The problem is, the word 'failure' doesn’t look good on paper. Who’d want to hire or invest in a failure, let alone ask one to help build FMCG supply chains in some of the world’s most difficult regions? We’re a successful company with a long-standing reputation and it’s still not a terribly good idea to admit to failure. But in our experience, success in international development won’t come without embracing it.

It’s not that we want to fail. But if you’re doing something as risky as building a new consumer brand, you should expect to fail; everyone should. After all, more than 75 percent of new grocery brands do and that’s under the best possible conditions — in markets with finance readily available, efficient supply chains, clear regulation and so on. The landscape we operate in is much more challenging. We’re sourcing from thousands of smallholders in huge geographies and trying to make intellectual property protection, quality controls and distribution work in places where often not much does.

But we create real social impact by working with fragile, high-cost supply chains in high-risk regions in a sector that is intrinsically risky, anyway. If we weren’t failing some of the time, you’d worry that we weren’t being entirely honest.

All of this takes time and that’s not on your side in international development. Projects often run for five years; after a year working out priorities at the start and a year justifying the money spent at the end, that leaves three years. But it can take five years to see meaningful returns on investment in some of the markets we operate in. A large proportion of development projects are almost guaranteed to fail; all of which is why we expect, and plan for, failure.

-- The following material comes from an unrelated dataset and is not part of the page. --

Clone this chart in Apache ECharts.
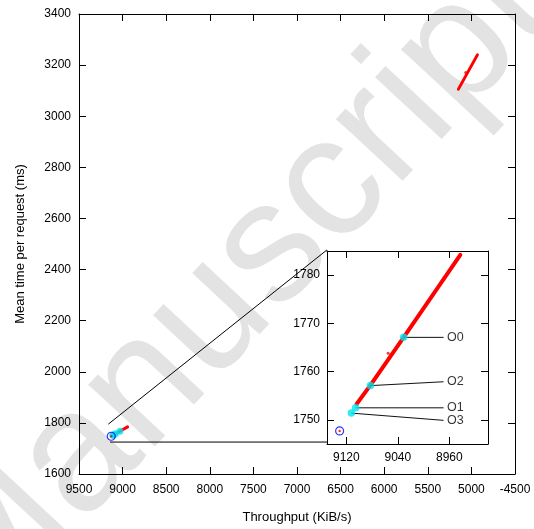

At Windward, we focus on setting up supply chains and brands, and getting products sourced from smallholders onto shelves. It’s hard, but it’s effective. It also sometimes fails. In fact, we’ve become so good at managing failure, we now categorise it in three ways:

Failure despite success

In 2012, we developed a portfolio of mass-market brands in the Zimbabwe honey and chilli industries. The brands source from smallholders and sell to supermarkets in regional markets with the added value shared back down the chain with producers. Our brands have supported our manufacturing partners at a time when most of its peers have gone under. The problem is that, due to the ongoing economic collapse in Zimbabwe, we’ve had to reinvest every cent made into supporting them. The brands are still on the shelf, so it’s a success in terms of impact — but a failure in terms of return on investment.

Straight-up failure

Another one of our investments looked to establish a low-carbon, low-cost pineapple supply chain from Africa to EU supermarkets by removing the crowns from the fruit to use as fertiliser. This was a more traditional failure: Quality issues at source meant we had to halt the project after six months. Our hard-nosed commercial director — who I overruled for the first, and last, time on this — still mocks my idea of replacing the pineapple crowns with a branded paper substitute in supermarkets. I still think it would have worked.

Success despite failure

In the Caribbean, we have a joint venture with the public sector that now sells half of the sugar produced in Barbados direct to retailers around the world as a branded product. We pay three times the world price for the sugar we buy and have delivered millions of dollars to the industry. It’s now a real success but, initially, ultra-premium pricing and branding painted the company into a niche without the scale to make either an impact or a profit. This resulted in significant losses during the first years of operation. Recognising this allowed us to change the model and succeed in a highly competitive global market.

Come to think of it, all of our successes have incorporated an element of failure — which is why it would be better for business, and for everyone involved, if we were all a little more honest about failure and a little less paralysed by the fear of it.